Significant poetry of 2014, part one.


Context:

It took me precisely three months to fall in love with my ex. I had my walls up guarded, and he claimed to completely understand me. He swore that he accepted me for all my emotions, the negative and the positive. I get scared of ever admitting that I love anyone, I think the only person I say I love is my dog and my rat, haha. But they're never going to turn around and just tell me to 'Fuck off'. But when I did fall in love, it was the kind of floaty, nothing-feels-quite-real feeling. Though, looking back now, I think I was deluding myself a bit, because he actually lied, like a lot. I remember on our third date, I jokingly asked if he ever dated this girl we both knew, and he said no, only for the day after for him to admit that he had. He downplayed his number of 12 girls, to like 3. I never understood why because I genuinely don't believe it's love unless you accept someone for everything, including their past. I'm starting to think that he never loved himself, and maybe that was my fault, maybe it was my job to get him to love himself, but how could I do that without being let in in the first place?
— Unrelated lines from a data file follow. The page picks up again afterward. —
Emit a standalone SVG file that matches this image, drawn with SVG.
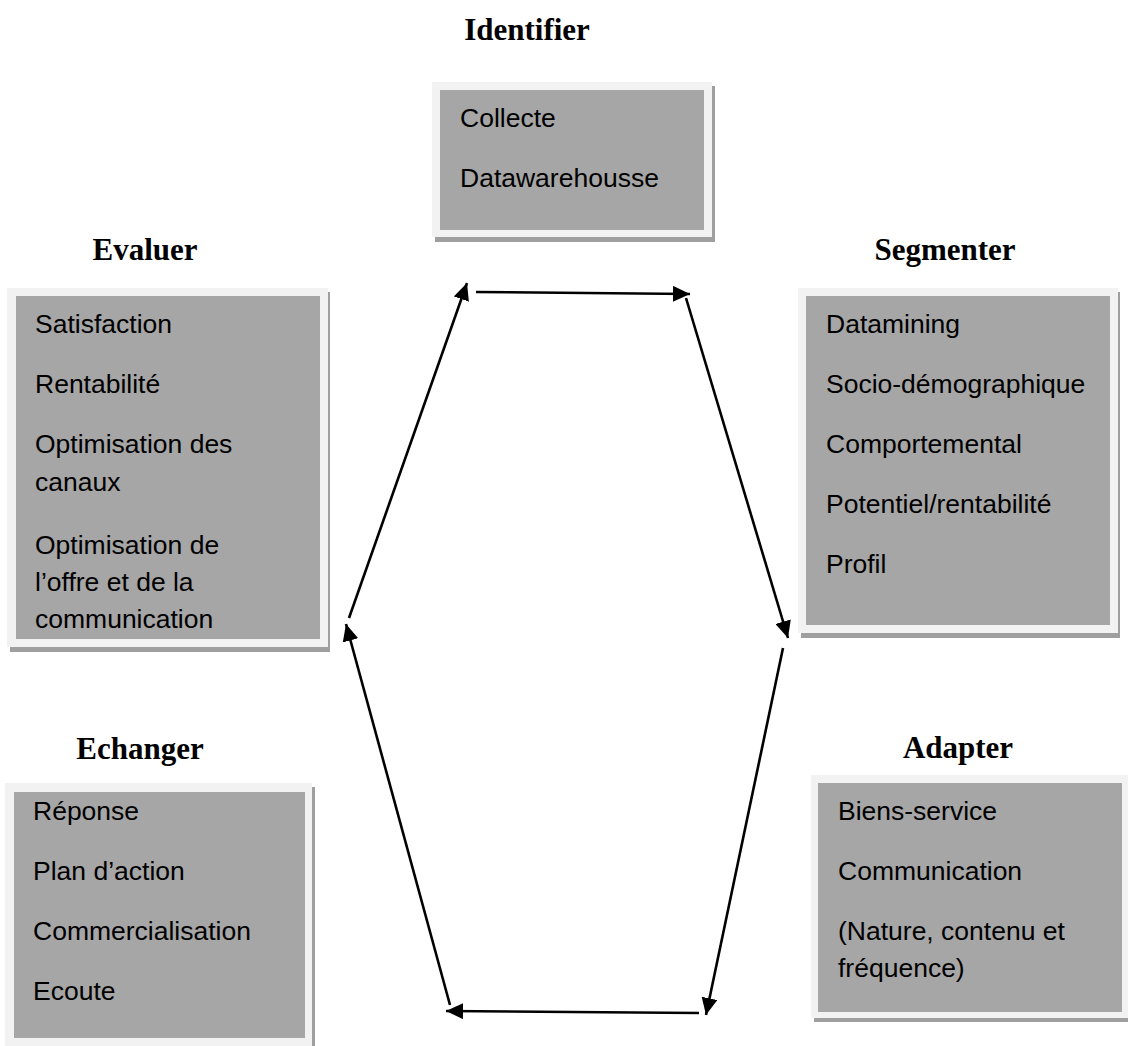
<svg xmlns="http://www.w3.org/2000/svg" width="1128" height="1046" viewBox="0 0 1128 1046">
<style>
.bg{fill:#ffffff}
.shadow{fill:#9f9f9f}
.frame{fill:#f2f2f2}
.inner{fill:#a6a6a6}
.head{font-family:"Liberation Serif","Times New Roman",serif;font-weight:bold;font-size:31px;fill:#000;text-anchor:middle}
.item{font-family:"Liberation Sans",Arial,sans-serif;font-size:26.5px;fill:#000}
.conn{stroke:#000;stroke-width:2.6;fill:none}
</style>
<defs>
<marker id="ah" markerUnits="userSpaceOnUse" markerWidth="18" markerHeight="16" refX="17" refY="8" orient="auto">
<path d="M0,0 L17,8 L0,16 Z" fill="#000"/>
</marker>
</defs>
<rect class="bg" x="0" y="0" width="1128" height="1046"/>

<g id="identifier">
<text class="head" x="527" y="40">Identifier</text>
<rect class="shadow" x="435" y="86" width="280" height="156"/>
<rect class="frame" x="432" y="82" width="280" height="155"/>
<rect class="inner" x="440" y="90" width="264" height="140"/>
<text class="item" x="460" y="127">Collecte</text>
<text class="item" x="460" y="187">Datawarehousse</text>
</g>

<g id="evaluer">
<text class="head" x="145" y="260">Evaluer</text>
<rect class="shadow" x="10" y="292" width="320" height="360"/>
<rect class="frame" x="7" y="288" width="321" height="359"/>
<rect class="inner" x="16" y="296" width="304" height="343"/>
<text class="item" x="35" y="333">Satisfaction</text>
<text class="item" x="35" y="393">Rentabilité</text>
<text class="item" x="35" y="453">Optimisation des</text>
<text class="item" x="35" y="491">canaux</text>
<text class="item" x="35" y="554">Optimisation de</text>
<text class="item" x="35" y="591">l’offre et de la</text>
<text class="item" x="35" y="628">communication</text>
</g>

<g id="segmenter">
<text class="head" x="945" y="260">Segmenter</text>
<rect class="shadow" x="801" y="292" width="319" height="346"/>
<rect class="frame" x="798" y="288" width="320" height="345"/>
<rect class="inner" x="806" y="296" width="304" height="329"/>
<text class="item" x="826" y="333">Datamining</text>
<text class="item" x="826" y="393">Socio-démographique</text>
<text class="item" x="826" y="453">Comportemental</text>
<text class="item" x="826" y="513">Potentiel/rentabilité</text>
<text class="item" x="826" y="573">Profil</text>
</g>

<g id="adapter">
<text class="head" x="958" y="758">Adapter</text>
<rect class="shadow" x="814" y="779" width="314" height="243"/>
<rect class="frame" x="811" y="775" width="317" height="243"/>
<rect class="inner" x="818" y="783" width="304" height="229"/>
<text class="item" x="838" y="820">Biens-service</text>
<text class="item" x="838" y="880">Communication</text>
<text class="item" x="838" y="940">(Nature, contenu et</text>
<text class="item" x="838" y="977">fréquence)</text>
</g>

<g id="echanger">
<text class="head" x="140" y="759">Echanger</text>
<rect class="shadow" x="8" y="787" width="307" height="259"/>
<rect class="frame" x="5" y="783" width="307" height="263"/>
<rect class="inner" x="14" y="792" width="291" height="246"/>
<text class="item" x="33" y="820">Réponse</text>
<text class="item" x="33" y="880">Plan d’action</text>
<text class="item" x="33" y="940">Commercialisation</text>
<text class="item" x="33" y="1000">Ecoute</text>
</g>

<g id="connectors">
<line class="conn" x1="476" y1="292" x2="690" y2="294" marker-end="url(#ah)"/>
<line class="conn" x1="686" y1="298" x2="788" y2="638" marker-end="url(#ah)"/>
<line class="conn" x1="783" y1="648" x2="706" y2="1015" marker-end="url(#ah)"/>
<line class="conn" x1="699" y1="1013" x2="446" y2="1011" marker-end="url(#ah)"/>
<line class="conn" x1="450" y1="1005" x2="346" y2="624" marker-end="url(#ah)"/>
<line class="conn" x1="349" y1="618" x2="467" y2="283" marker-end="url(#ah)"/>
</g>
</svg>
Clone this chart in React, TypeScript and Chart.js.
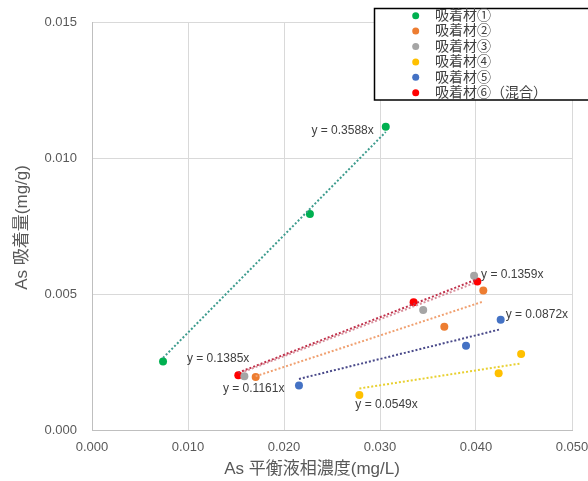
import { useEffect, useRef } from 'react';
import { Chart, registerables } from 'chart.js';

Chart.register(...registerables);

const FONT = '"Liberation Sans", "Noto Sans CJK JP", sans-serif';

// ---- data ----
const seriesNames = ['吸着材①', '吸着材②', '吸着材③', '吸着材④', '吸着材⑤', '吸着材⑥（混合）'];
const s1X = [0.0074, 0.0227, 0.0306];
const s1Y = [0.00252, 0.00796, 0.01117];
const s2X = [0.01705, 0.0367, 0.04076];
const s2Y = [0.00195, 0.0038, 0.00514];
const s3X = [0.01587, 0.0345, 0.0398];
const s3Y = [0.00198, 0.00442, 0.00568];
const s4X = [0.02785, 0.04236, 0.0447];
const s4Y = [0.00129, 0.00209, 0.0028];
const s5X = [0.02156, 0.03896, 0.04257];
const s5Y = [0.00164, 0.0031, 0.00406];
const s6X = [0.01524, 0.0335, 0.04014];
const s6Y = [0.00202, 0.00471, 0.00547];
const slopes = [0.3588, 0.1161, 0.1359, 0.0549, 0.0872, 0.1385];
const slopeLabels = ['y = 0.3588x', 'y = 0.1161x', 'y = 0.1359x', 'y = 0.0549x', 'y = 0.0872x', 'y = 0.1385x'];
const xTitle = 'As 平衡液相濃度(mg/L)';
const yTitle = 'As 吸着量(mg/g)';

// ---- styles ----
const pointColors = ['#00B050', '#ED7D31', '#A5A5A5', '#FFC000', '#4472C4', '#FF0000'];
const trendColors = ['#3E9C8E', '#F0A070', '#D8909C', '#E8D030', '#4A4A8A', '#C0304A'];
// label anchor: which end of trend line, alignment, pixel offsets
const labelAnchors = [
  { end: 'max', align: 'right', dx: -12, dy: -1 },
  { end: 'min', align: 'center', dx: -2, dy: 12 },
  { end: 'max', align: 'left', dx: 7, dy: -8 },
  { end: 'min', align: 'left', dx: -4, dy: 16 },
  { end: 'max', align: 'left', dx: 5, dy: -15 },
  { end: 'min', align: 'right', dx: 11, dy: -14 },
];

const xsAll = [s1X, s2X, s3X, s4X, s5X, s6X];
const ysAll = [s1Y, s2Y, s3Y, s4Y, s5Y, s6Y];

export default function App() {
  const ref = useRef<HTMLCanvasElement>(null);

  useEffect(() => {
    const canvas = ref.current!;
    const trendDatasets = xsAll.map((xs, i) => {
      const minX = Math.min(...xs);
      const maxX = Math.max(...xs);
      return {
        label: 'trend' + i,
        data: [
          { x: minX, y: slopes[i] * minX },
          { x: maxX, y: slopes[i] * maxX },
        ],
        showLine: true,
        borderColor: trendColors[i],
        backgroundColor: trendColors[i],
        borderWidth: 2,
        borderDash: [2, 2],
        pointRadius: 0,
        fill: false,
      };
    });
    const pointDatasets = xsAll.map((xs, i) => ({
      label: seriesNames[i],
      data: xs.map((x, j) => ({ x, y: ysAll[i][j] })),
      showLine: false,
      backgroundColor: pointColors[i],
      borderColor: pointColors[i],
      borderWidth: 0,
      pointRadius: 4,
    }));

    const overlay = {
      id: 'overlay',
      afterDraw(chart: any) {
        const ctx = chart.ctx;
        const xs = chart.scales.x;
        const ys = chart.scales.y;
        const ca = chart.chartArea;
        ctx.save();
        // trendline labels
        ctx.font = '12px ' + FONT;
        ctx.fillStyle = '#404040';
        ctx.textBaseline = 'middle';
        xsAll.forEach((xv, i) => {
          const a = labelAnchors[i];
          const x = a.end === 'max' ? Math.max(...xv) : Math.min(...xv);
          const px = xs.getPixelForValue(x);
          const py = ys.getPixelForValue(slopes[i] * x);
          ctx.textAlign = a.align;
          ctx.fillText(slopeLabels[i], px + a.dx, py + a.dy);
        });
        // axis titles
        ctx.fillStyle = '#595959';
        ctx.font = '17px ' + FONT;
        ctx.textAlign = 'center';
        ctx.textBaseline = 'middle';
        ctx.fillText(xTitle, (ca.left + ca.right) / 2 - 20, 469);
        ctx.save();
        ctx.translate(22, (ca.top + ca.bottom) / 2 + 1);
        ctx.rotate(-Math.PI / 2);
        ctx.fillText(yTitle, 0, 0);
        ctx.restore();
        // legend
        ctx.fillStyle = '#ffffff';
        ctx.fillRect(374.5, 8.5, 220, 91.5);
        ctx.strokeStyle = '#000000';
        ctx.lineWidth = 1.5;
        ctx.strokeRect(374.5, 8.5, 220, 91.5);
        ctx.font = '14px ' + FONT;
        ctx.textAlign = 'left';
        ctx.textBaseline = 'middle';
        seriesNames.forEach((name, i) => {
          const y = 15.7 + i * 15.4;
          ctx.beginPath();
          ctx.arc(415.7, y, 3.5, 0, Math.PI * 2);
          ctx.fillStyle = pointColors[i];
          ctx.fill();
          ctx.fillStyle = '#404040';
          ctx.fillText(name, 435, y + 0.5);
        });
        ctx.restore();
      },
    };

    const chart = new Chart(canvas, {
      type: 'scatter',
      data: { datasets: [...trendDatasets, ...pointDatasets] as any },
      options: {
        responsive: false,
        animation: false,
        layout: { padding: { top: 20, right: 16, left: 0, bottom: 0 } },
        plugins: { legend: { display: false }, tooltip: { enabled: false } },
        scales: {
          x: {
            type: 'linear',
            min: 0,
            max: 0.05,
            ticks: {
              stepSize: 0.01,
              callback: (v: any) => Number(v).toFixed(3),
              font: { size: 13, family: FONT },
              color: '#595959',
              padding: 10,
            },
            grid: { color: '#D9D9D9', drawTicks: false },
            border: { color: '#BFBFBF' },
            afterFit: (s: any) => { s.height = 51; s.paddingRight = 0; s.paddingLeft = 0; },
          },
          y: {
            type: 'linear',
            min: 0,
            max: 0.015,
            ticks: {
              stepSize: 0.005,
              callback: (v: any) => Number(v).toFixed(3),
              font: { size: 13, family: FONT },
              color: '#595959',
              padding: 15,
            },
            grid: { color: '#D9D9D9', drawTicks: false },
            border: { color: '#BFBFBF' },
            afterFit: (s: any) => { s.width = 92; },
          },
        },
      },
      plugins: [overlay],
    });
    return () => chart.destroy();
  }, []);

  return (
    <canvas
      ref={ref}
      width={588}
      height={481}
      style={{ position: 'absolute', left: 0, top: 0, display: 'block' }}
    />
  );
}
But as my little token, I actually wrote this poem for him (I don't even think he ever read it, because when I asked him what he thought, he replied with something that didn't even make sense):

This Way [Love, Part one]

I can't explain 
I can't explain 
I can't explain  
I just, I can't explain  

Take this feeling away
for I fear it alluding
with too much hope
and, I can't quite say
but take this feeling away

I can't explain 
I can't explain 
I can't explain  
I just, I can't explain  

It's rotting my soul
destroying all that I am
take this feeling away
I am scared
and I don't know how to say
I am feeling shy

I can't explain 
I can't explain 
I can't explain  
I just, I can't explain  

why my heart feels this. way



_________________________________________

Context:

And then about five months later, I was left writing this one. This was one of the poems I wrote after he had some shitty attitude with me over me having a second job. He would have four days off a week, yet still claimed he never had time to do anything. As it was he actually had more days off a week than I, and I just wanted to be able to spend at least one of my days off with him. But time and time again, he would bullshit me with fake plans he'd apparently made. The amount of times he claimed to be ill, or grocery shopping was ridiculous. And honestly, I actually wouldn't mind grocery shopping with someone, as an adult it's no suprise that time is restricting, so fitting in necessary chores whilst spending time together isn't really that much of a big deal. But, honest to God, I'm starting to think all he did was just lie through his teeth. And the only 'evidence' he can give for not ever having lied to me was that he spent a lot of money on me. But, That kind of just sounds like he had a guilty conscience constantly so tried to remedy (Ha!) it with spending money. Love can't be bought, and neither can respect, nor can decent companionship. People who throw around their money, instead of their hearts or emotions, or even their experiences aren't really sharing what counts. 

So, yeah, I wrote this:


Scared.

I get scared sometimes too 
I guess in ways I'm a lot like you
I tear myself down and wonder why I'm sad 
I'm a bit dramatic and always think things are bad

Inside of me is a lot of positivity.
I get scared to let it out sometimes
but if I did would you still accept me?

I can spend nights crying my eyes out
There are inners fears, they can break me
I just want to scream, scream and shout

I'm locked inside walls,
that I'm afraid to let down
Sometimes Panic calls
and I want to escape town

But I am no coward, I'm merely a figher

I am always honest, never a liar.

________________________________________________

I think when it comes to letting go of your past, it's important to recognise it's significance and appreciate whatever growth it gave to you. Nothing is without reason. However, I am discovering there are lessons to have been learnt out of it, and that is to be more guarded, without being too cold.